## Exercise task
Keep only those lines of the records that include the string "this".

## Data to use
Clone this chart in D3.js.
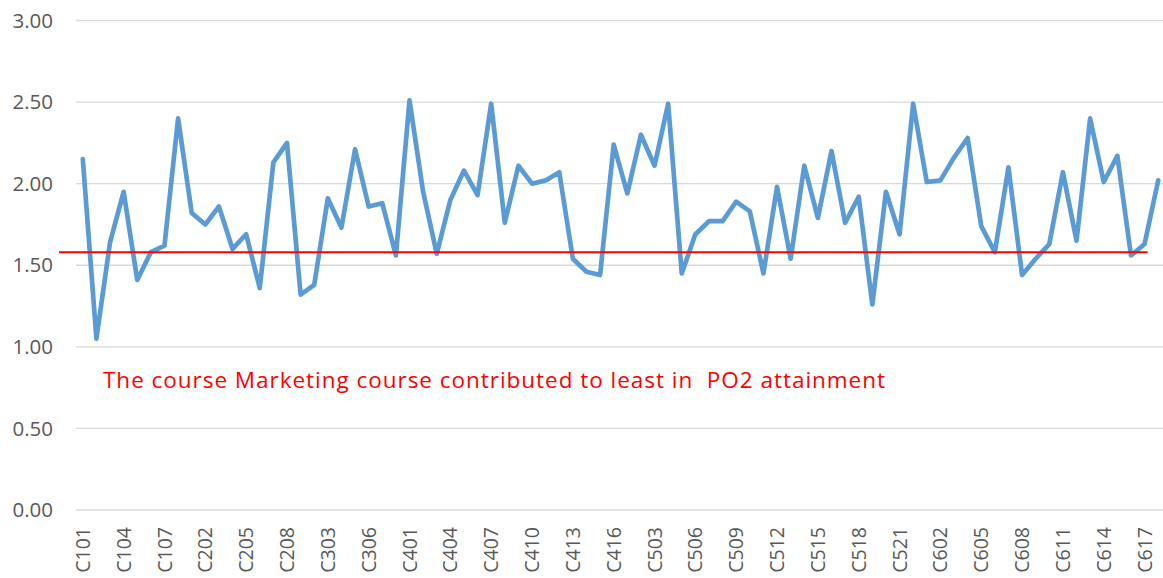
<!DOCTYPE html>
<html>
<head>
<meta charset="utf-8">
<script src="https://cdn.jsdelivr.net/npm/d3@7"></script>
<style>
  html, body { margin: 0; padding: 0; background: #fff; }
  svg { display: block; font-family: "Open Sans", sans-serif; }
</style>
</head>
<body>
<div id="chart"></div>
<script>
// course codes, one point per course
const courses = [
  'C101','C102','C103','C104','C105','C106','C107','C108',
  'C201','C202','C203','C204','C205','C206','C207','C208',
  'C301','C302','C303','C304','C305','C306','C307','C308',
  'C401','C402','C403','C404','C405','C406','C407','C408',
  'C409','C410','C411','C412','C413','C414','C415','C416',
  'C501','C502','C503','C504','C505','C506','C507','C508',
  'C509','C510','C511','C512','C513','C514','C515','C516',
  'C517','C518','C519','C520','C521','C522',
  'C601','C602','C603','C604','C605','C606','C607','C608',
  'C609','C610','C611','C612','C613','C614','C615','C616',
  'C617','C618'
]

// PO2 attainment per course
const attainment = [
  2.15, 1.05, 1.64, 1.95, 1.41, 1.58, 1.62, 2.40,
  1.82, 1.75, 1.86, 1.60, 1.69, 1.36, 2.13, 2.25,
  1.32, 1.38, 1.91, 1.73, 2.21, 1.86, 1.88, 1.56,
  2.51, 1.95, 1.57, 1.90, 2.08, 1.93, 2.49, 1.76,
  2.11, 2.00, 2.02, 2.07, 1.54, 1.46, 1.44, 2.24,
  1.94, 2.30, 2.11, 2.49, 1.45, 1.69, 1.77, 1.77,
  1.89, 1.83, 1.45, 1.98, 1.54, 2.11, 1.79, 2.20,
  1.76, 1.92, 1.26, 1.95, 1.69, 2.49,
  2.01, 2.02, 2.16, 2.28, 1.74, 1.58, 2.10, 1.44,
  1.54, 1.63, 2.07, 1.65, 2.40, 2.01, 2.17, 1.56,
  1.63, 2.02
]

const yTicks = [0, 0.5, 1, 1.5, 2, 2.5, 3]
const threshold = 1.58
const note = 'The course Marketing course contributed to least in \u00a0PO2 attainment'

const W = 1163, H = 578
const margin = { top: 20.5, right: -2, bottom: 68, left: 76 }

const svg = d3.select('#chart').append('svg')
  .attr('width', W)
  .attr('height', H)

const x = d3.scaleBand()
  .domain(courses)
  .range([margin.left, W - margin.right])
  .padding(0)

const y = d3.scaleLinear()
  .domain([0, 3])
  .range([H - margin.bottom, margin.top])

const cx = d => x(d) + x.bandwidth() / 2

// gridlines
svg.append('g')
  .selectAll('line')
  .data(yTicks)
  .join('line')
    .attr('x1', margin.left)
    .attr('x2', W)
    .attr('y1', d => y(d))
    .attr('y2', d => y(d))
    .attr('stroke', '#d9d9d9')
    .attr('stroke-width', 1.3)

// y labels
svg.append('g')
  .selectAll('text')
  .data(yTicks)
  .join('text')
    .attr('x', 53)
    .attr('y', d => y(d))
    .attr('dy', '0.35em')
    .attr('text-anchor', 'end')
    .attr('fill', '#595959')
    .attr('font-size', '20.5px')
    .text(d => d3.format('.2f')(d))

// x labels, every third course
svg.append('g')
  .selectAll('text')
  .data(courses.filter((d, i) => i % 3 === 0))
  .join('text')
    .attr('transform', d => `translate(${cx(d)},${y(0) + 17}) rotate(-90)`)
    .attr('dy', '0.36em')
    .attr('text-anchor', 'end')
    .attr('fill', '#595959')
    .attr('font-size', '19.5px')
    .text(d => d)

// series line
const line = d3.line()
  .x((d, i) => cx(courses[i]))
  .y(d => y(d))

svg.append('path')
  .datum(attainment)
  .attr('d', line)
  .attr('fill', 'none')
  .attr('stroke', '#5b9bd5')
  .attr('stroke-width', 4.7)
  .attr('stroke-linejoin', 'round')
  .attr('stroke-linecap', 'round')

// red reference line
svg.append('line')
  .attr('x1', 59)
  .attr('x2', cx('C617') + 3)
  .attr('y1', y(threshold))
  .attr('y2', y(threshold))
  .attr('stroke', '#ff0000')
  .attr('stroke-width', 2)

// annotation
svg.append('text')
  .attr('x', 103)
  .attr('y', 388)
  .attr('fill', '#ff0000')
  .attr('font-size', '22.5px')
  .attr('textLength', 782)
  .attr('lengthAdjust', 'spacing')
  .text(note)
</script>
</body>
</html>
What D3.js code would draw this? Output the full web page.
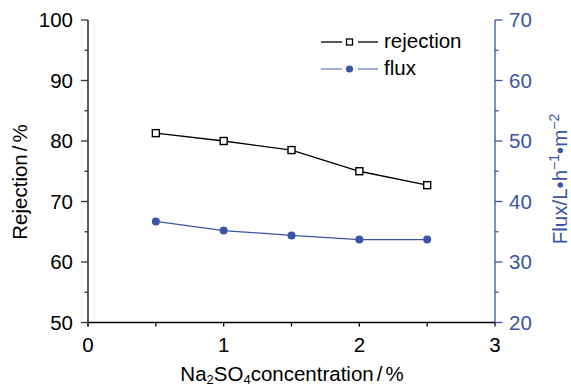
<!DOCTYPE html>
<html>
<head>
<meta charset="utf-8">
<script src="https://cdn.jsdelivr.net/npm/d3@7"></script>
<style>
  html, body { margin: 0; padding: 0; background: #fff; }
  svg { display: block; font-family: "Liberation Sans", Arial, sans-serif; }
</style>
</head>
<body>
<svg id="chart" width="571" height="387"></svg>
<script>
// Na2SO4 concentration (%) and measured performance
const concentration = [0.5, 1.0, 1.5, 2.0, 2.5];
const rejection = [81.3, 80.0, 78.5, 75.0, 72.7];
const flux = [36.7, 35.2, 34.4, 33.7, 33.7];

const xTickLabels = [0, 1, 2, 3];
const leftTickLabels = [50, 60, 70, 80, 90, 100];
const rightTickLabels = [20, 30, 40, 50, 60, 70];

const BLUE = "#3a55a5";
const TICK_FS = 20.5;
const TITLE_FS = 20.5;
const svg = d3.select("#chart");

const m = { left: 88, right: 495, top: 20, bottom: 322.5 };

const x = d3.scaleLinear().domain([0, 3]).range([m.left, m.right]);
const yL = d3.scaleLinear().domain([50, 100]).range([m.bottom, m.top]);
const yR = d3.scaleLinear().domain([20, 70]).range([m.bottom, m.top]);

// x axis: minor ticks every 0.5, labels at integers
const gx = svg.append("g").attr("transform", `translate(0,${m.bottom})`);
gx.append("line").attr("x1", m.left - 1).attr("x2", m.right).attr("stroke", "#000").attr("stroke-width", 1.3);
gx.selectAll("line.t").data(d3.range(0, 3.01, 0.5)).join("line").attr("class", "t")
  .attr("x1", d => x(d)).attr("x2", d => x(d)).attr("y1", 0).attr("y2", 4)
  .attr("stroke", "#000").attr("stroke-width", 1.3);
gx.selectAll("text").data(xTickLabels).join("text")
  .attr("x", d => x(d)).attr("y", 29.5).attr("text-anchor", "middle")
  .attr("font-size", TICK_FS).attr("fill", "#000").text(d => d);

// left axis
const gl = svg.append("g");
gl.append("line").attr("x1", m.left).attr("x2", m.left).attr("y1", m.top).attr("y2", m.bottom + 4)
  .attr("stroke", "#333").attr("stroke-width", 1.6);
gl.selectAll("line.t").data(d3.range(50, 100.1, 5)).join("line").attr("class", "t")
  .attr("x1", d => m.left - (d % 10 === 0 ? 7 : 3.5)).attr("x2", m.left)
  .attr("y1", d => yL(d)).attr("y2", d => yL(d)).attr("stroke", "#333").attr("stroke-width", 1.3);
gl.selectAll("text").data(leftTickLabels).join("text")
  .attr("x", 73).attr("y", d => yL(d) + 7.3).attr("text-anchor", "end")
  .attr("font-size", TICK_FS).attr("fill", "#000").text(d => d);

// right axis
const gr = svg.append("g");
gr.append("line").attr("x1", m.right).attr("x2", m.right).attr("y1", m.top).attr("y2", m.bottom)
  .attr("stroke", BLUE).attr("stroke-width", 1.3);
gr.selectAll("line.t").data(d3.range(20, 70.1, 5)).join("line").attr("class", "t")
  .attr("x1", m.right).attr("x2", d => m.right + (d % 10 === 0 ? 7.5 : 3.5))
  .attr("y1", d => yR(d)).attr("y2", d => yR(d)).attr("stroke", BLUE).attr("stroke-width", 1.3);
gr.selectAll("text").data(rightTickLabels).join("text")
  .attr("x", 509).attr("y", d => yR(d) + 7.3).attr("text-anchor", "start")
  .attr("font-size", TICK_FS).attr("fill", BLUE).text(d => d);

// axis titles
const lt = svg.append("text").attr("transform", "translate(27,182) rotate(-90)")
  .attr("text-anchor", "middle").attr("font-size", TITLE_FS).attr("fill", "#000");
lt.append("tspan").text("Rejection");
lt.append("tspan").attr("dx", 3).text("/");
lt.append("tspan").attr("dx", 3).text("%");

const xt = svg.append("text").attr("x", 292).attr("y", 380.5).attr("text-anchor", "middle")
  .attr("font-size", TITLE_FS).attr("fill", "#000");
xt.append("tspan").text("Na");
xt.append("tspan").attr("font-size", 13).attr("dy", 3.5).text("2");
xt.append("tspan").attr("dy", -3.5).text("SO");
xt.append("tspan").attr("font-size", 13).attr("dy", 3.5).text("4");
xt.append("tspan").attr("dy", -3.5).text("concentration");
xt.append("tspan").attr("dx", 3).text("/");
xt.append("tspan").attr("dx", 3).text("%");

const yt = svg.append("text").attr("transform", "translate(567,179) rotate(-90)")
  .attr("text-anchor", "middle").attr("font-size", TITLE_FS).attr("fill", BLUE);
yt.append("tspan").text("Flux/L\u2022h");
yt.append("tspan").attr("font-size", 14).attr("dy", -8).text("\u22121");
yt.append("tspan").attr("dy", 8).text("\u2022m");
yt.append("tspan").attr("font-size", 14).attr("dy", -8).text("\u22122");

// series
const lineL = d3.line().x((d, i) => x(concentration[i])).y(d => yL(d));
const lineR = d3.line().x((d, i) => x(concentration[i])).y(d => yR(d));

svg.append("path").datum(rejection).attr("d", lineL).attr("fill", "none")
  .attr("stroke", "#000").attr("stroke-width", 1.3);
svg.append("path").datum(flux).attr("d", lineR).attr("fill", "none")
  .attr("stroke", BLUE).attr("stroke-width", 1.3);

svg.selectAll("rect.rej").data(rejection).join("rect").attr("class", "rej")
  .attr("x", (d, i) => x(concentration[i]) - 3.5).attr("y", d => yL(d) - 3.5)
  .attr("width", 7).attr("height", 7).attr("fill", "#fff").attr("stroke", "#000").attr("stroke-width", 1.4);
svg.selectAll("circle.flux").data(flux).join("circle").attr("class", "flux")
  .attr("cx", (d, i) => x(concentration[i])).attr("cy", d => yR(d)).attr("r", 4)
  .attr("fill", BLUE);

// legend
const legend = svg.append("g");
const rows = [
  { name: "rejection", y: 42, lineColor: "#000" },
  { name: "flux", y: 69, lineColor: "#6b80c4" }
];
rows.forEach(r => {
  legend.append("line").attr("x1", 321).attr("x2", 342).attr("y1", r.y).attr("y2", r.y)
    .attr("stroke", r.lineColor).attr("stroke-width", 1.3);
  legend.append("line").attr("x1", 358).attr("x2", 378).attr("y1", r.y).attr("y2", r.y)
    .attr("stroke", r.lineColor).attr("stroke-width", 1.3);
  if (r.name === "rejection") {
    legend.append("rect").attr("x", 346.5).attr("y", r.y - 3).attr("width", 6).attr("height", 6)
      .attr("fill", "#fff").attr("stroke", "#000").attr("stroke-width", 1.3);
  } else {
    legend.append("circle").attr("cx", 349.5).attr("cy", r.y).attr("r", 3.6).attr("fill", BLUE);
  }
  legend.append("text").attr("x", 384).attr("y", r.y + 5.5).attr("font-size", TITLE_FS)
    .attr("fill", "#000").text(r.name);
});
</script>
</body>
</html>
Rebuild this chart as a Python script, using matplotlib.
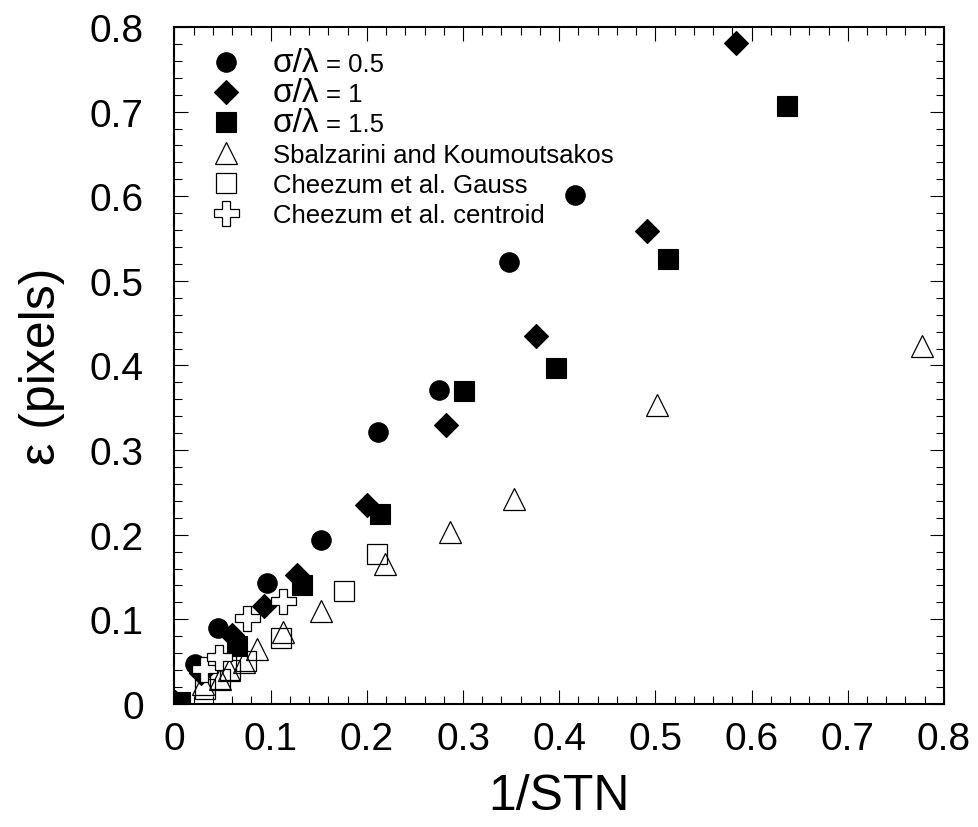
"""
Localisation error vs inverse signal-to-noise ratio.
"""
import matplotlib
matplotlib.use('Agg')
import matplotlib.pyplot as plt
from matplotlib.ticker import MultipleLocator, FuncFormatter

OUTPUT_PNG = "out.png"

# --- data ---
sig05_x = [0.002, 0.021, 0.0455, 0.096, 0.152, 0.212, 0.275, 0.348, 0.416]
sig05_y = [0.002, 0.047, 0.090, 0.143, 0.194, 0.321, 0.371, 0.522, 0.601]

sig1_x = [0.001, 0.028, 0.0594, 0.093, 0.127, 0.200, 0.282, 0.3755, 0.4917, 0.5835]
sig1_y = [0.002, 0.036, 0.081, 0.116, 0.152, 0.235, 0.330, 0.435, 0.559, 0.781]

sig15_x = [0.006, 0.0646, 0.133, 0.214, 0.301, 0.3966, 0.513, 0.6365]
sig15_y = [0.002, 0.069, 0.140, 0.224, 0.370, 0.397, 0.526, 0.707]

sbal_x = [0.030, 0.047, 0.057, 0.072, 0.0855, 0.1125, 0.1526, 0.219, 0.286, 0.353, 0.502, 0.777]
sbal_y = [0.024, 0.030, 0.040, 0.050, 0.065, 0.085, 0.110, 0.165, 0.203, 0.242, 0.353, 0.4235]

gauss_x = [0.0317, 0.047, 0.058, 0.0743, 0.111, 0.1765, 0.2105]
gauss_y = [0.018, 0.030, 0.040, 0.051, 0.078, 0.134, 0.177]

centroid_x = [0.031, 0.0466, 0.075, 0.113]
centroid_y = [0.041, 0.056, 0.101, 0.122]

sig_labels = ["0.5", "1", "1.5"]
other_labels = ["Sbalzarini and Koumoutsakos", "Cheezum et al. Gauss", "Cheezum et al. centroid"]

plt.rcParams['font.family'] = ['Liberation Sans', 'DejaVu Sans']

fig = plt.figure(figsize=(9.79, 8.28), dpi=100)
ax = fig.add_axes([0.1782, 0.1486, 0.786, 0.8176])

# filled series (sigma/lambda)
ax.plot(sig05_x, sig05_y, 'o', color='black', ms=14, mew=0.8, ls='none')
ax.plot(sig1_x, sig1_y, 'D', color='black', ms=12.5, mew=0.8, ls='none')
ax.plot(sig15_x, sig15_y, 's', color='black', ms=15, mew=0.8, ls='none')

# literature comparisons
ax.plot(sbal_x, sbal_y, '^', mfc='none', mec='black', ms=16, mew=0.9, ls='none')
ax.plot(gauss_x, gauss_y, 's', mfc='none', mec='black', ms=15, mew=0.9, ls='none')
ax.plot(centroid_x, centroid_y, 'P', mfc='white', mec='black', ms=18, mew=0.9, ls='none')

ax.set_xlim(0, 0.8)
ax.set_ylim(0, 0.8)
ax.xaxis.set_major_locator(MultipleLocator(0.1))
ax.yaxis.set_major_locator(MultipleLocator(0.1))
ax.xaxis.set_minor_locator(MultipleLocator(0.02))
ax.yaxis.set_minor_locator(MultipleLocator(0.02))
fmt = FuncFormatter(lambda v, p: "0" if abs(v) < 1e-9 else f"{v:.1f}")
ax.xaxis.set_major_formatter(fmt)
ax.yaxis.set_major_formatter(fmt)

ax.tick_params(which='both', direction='in', top=True, right=True, width=0.8, labelsize=28)
ax.tick_params(which='major', length=10)
ax.tick_params(which='minor', length=5.5)
ax.tick_params(axis='x', pad=12)
ax.tick_params(axis='y', pad=22)
for sp in ax.spines.values():
    sp.set_linewidth(1.5)

ax.set_xlabel("1/STN", fontsize=36, labelpad=12)
ax.set_ylabel("ε (pixels)", fontsize=36, labelpad=18)

# legend: the sigma/lambda rows get empty labels, their text is drawn
# afterwards (big "σ/λ" followed by a smaller "= value" on the same baseline)
labels = [""] * len(sig_labels) + other_labels
leg = ax.legend(labels, loc='upper left', bbox_to_anchor=(0.034, 0.963), frameon=False,
                fontsize=18.5, numpoints=1, handlelength=2.0, handletextpad=0.8,
                borderpad=0, borderaxespad=0, labelspacing=0.24)
for t, s in zip(leg.get_texts()[:3], sig_labels):
    sl = ax.annotate("σ/λ", xy=(0, 0), xycoords=t, fontsize=24,
                     ha='left', va='baseline', zorder=6)
    ax.annotate("= " + s, xy=(1, 0), xycoords=(sl, t), xytext=(5, 0), textcoords='offset points',
                fontsize=18.5, ha='left', va='baseline', zorder=6)

fig.savefig(OUTPUT_PNG, dpi=100)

## Correct output
Clone this chart in D3.js.
What D3.js code would draw this? Output the full web page.
Rebuild this chart as a Python script, using matplotlib.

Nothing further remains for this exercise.